Git Blame
git blame is your primary tool for Code Forensics. It allows you to peer into the history of a file and see exactly who modified which line, in which commit, and when.
🔍 Why Use Blame?
- Accountability: Identify who introduced a specific line of code.
- Context: Find the commit message associated with a change to understand why it was made.
- Debugging: Pinpoint when a bug was likely introduced to narrow down the search.
- Knowledge discovery: Find the "Subject Matter Expert" for a specific module.
1. Core Syntax & Output
To inspect a file:
git blame filename.txtOutput Breakdown
A typical line of blame output looks like this:
^d123abc (Jane Doe 2024-04-12 10:00:00 +0530 42) code_content
| Component | Meaning |
|---|---|
^d123abc | The short version of the Commit Hash. |
Jane Doe | The Author who made the change. |
2024-04-12 | The Date and Time of the commit. |
42 | The Line Number in the file. |
2. Viewing Specific Details
Git blame provides several flags to make your forensic work more efficient:
| Command | Action |
|---|---|
git blame -L 10,20 <file> | View only lines 10 through 20. |
git blame -e <file> | Show author email addresses instead of names. |
git blame -w <file> | Ignore Whitespace: Useful if someone just reformatted the file. |
3. Advanced Forensics: Moving Code
Sometimes code is simply moved from one place to another.
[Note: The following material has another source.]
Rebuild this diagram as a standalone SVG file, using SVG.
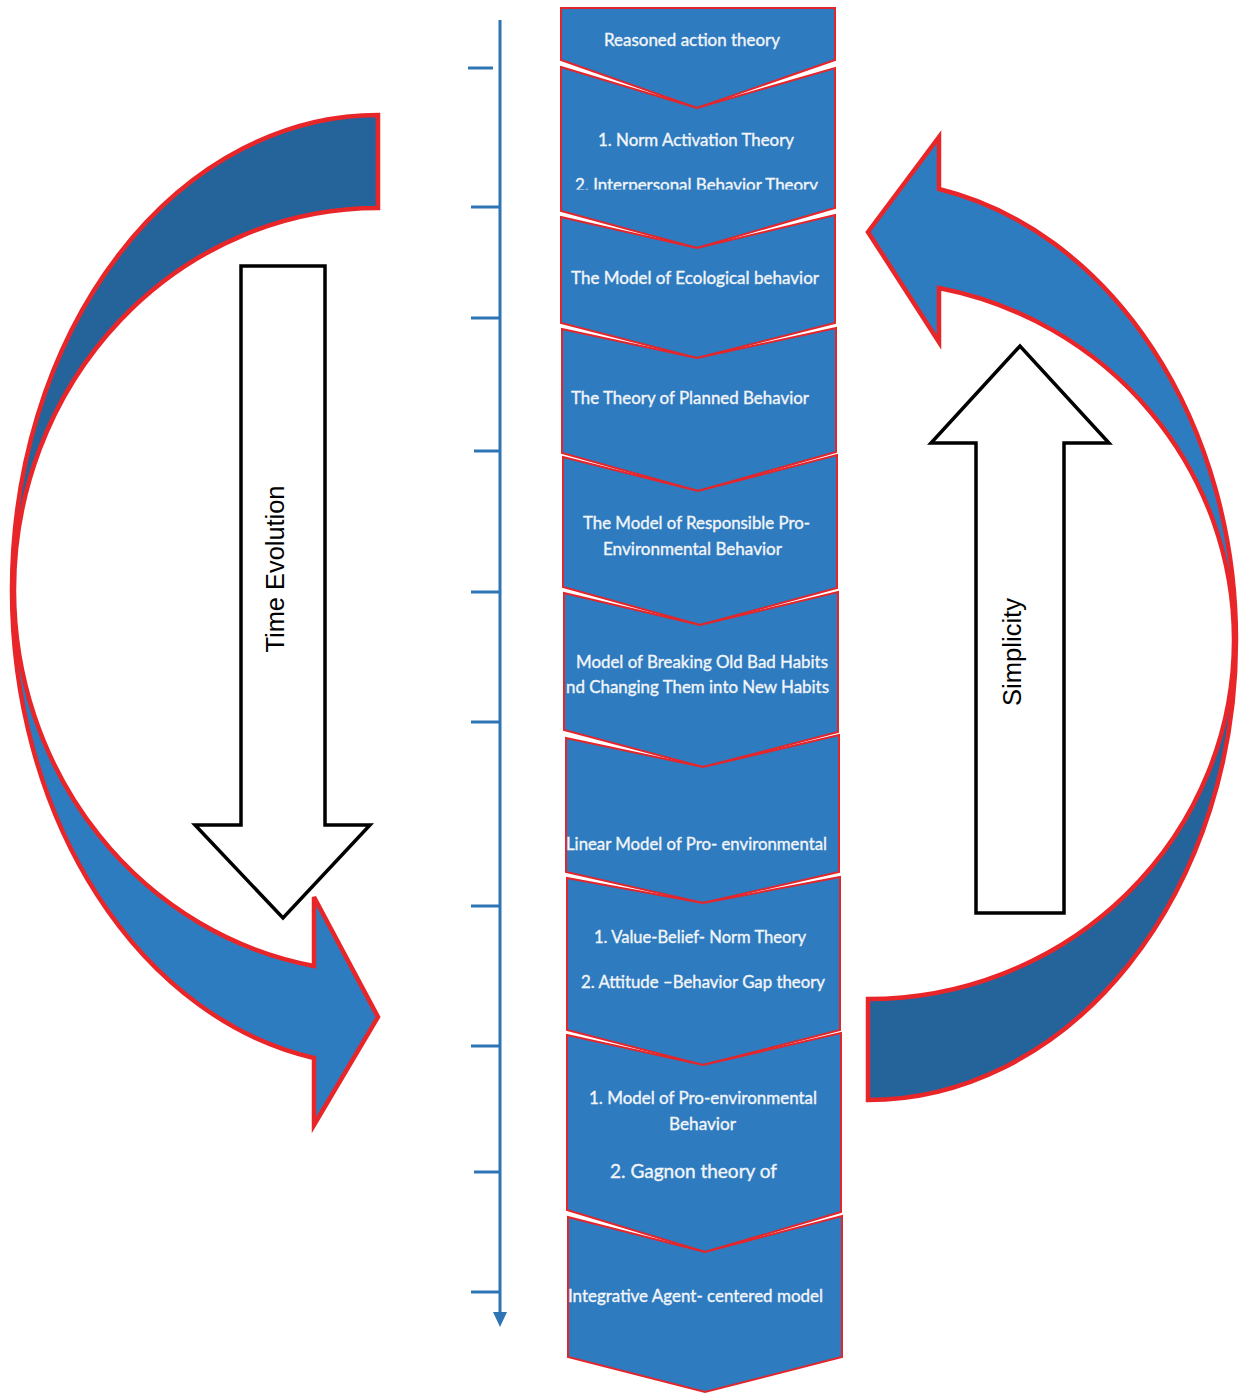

Git can track this so the "blame" stays with the original author, not the person who moved the block.
git blame -M <file>: Tracks code moved or copied within the same file.git blame -C <file>: Tracks code moved or copied from other files in the same commit.
[!TIP] Blame for Learning Professional developers use
git blamenot to "point fingers," but to find the person who has the most context about a complex piece of logic. It's a tool for collaboration and knowledge sharing!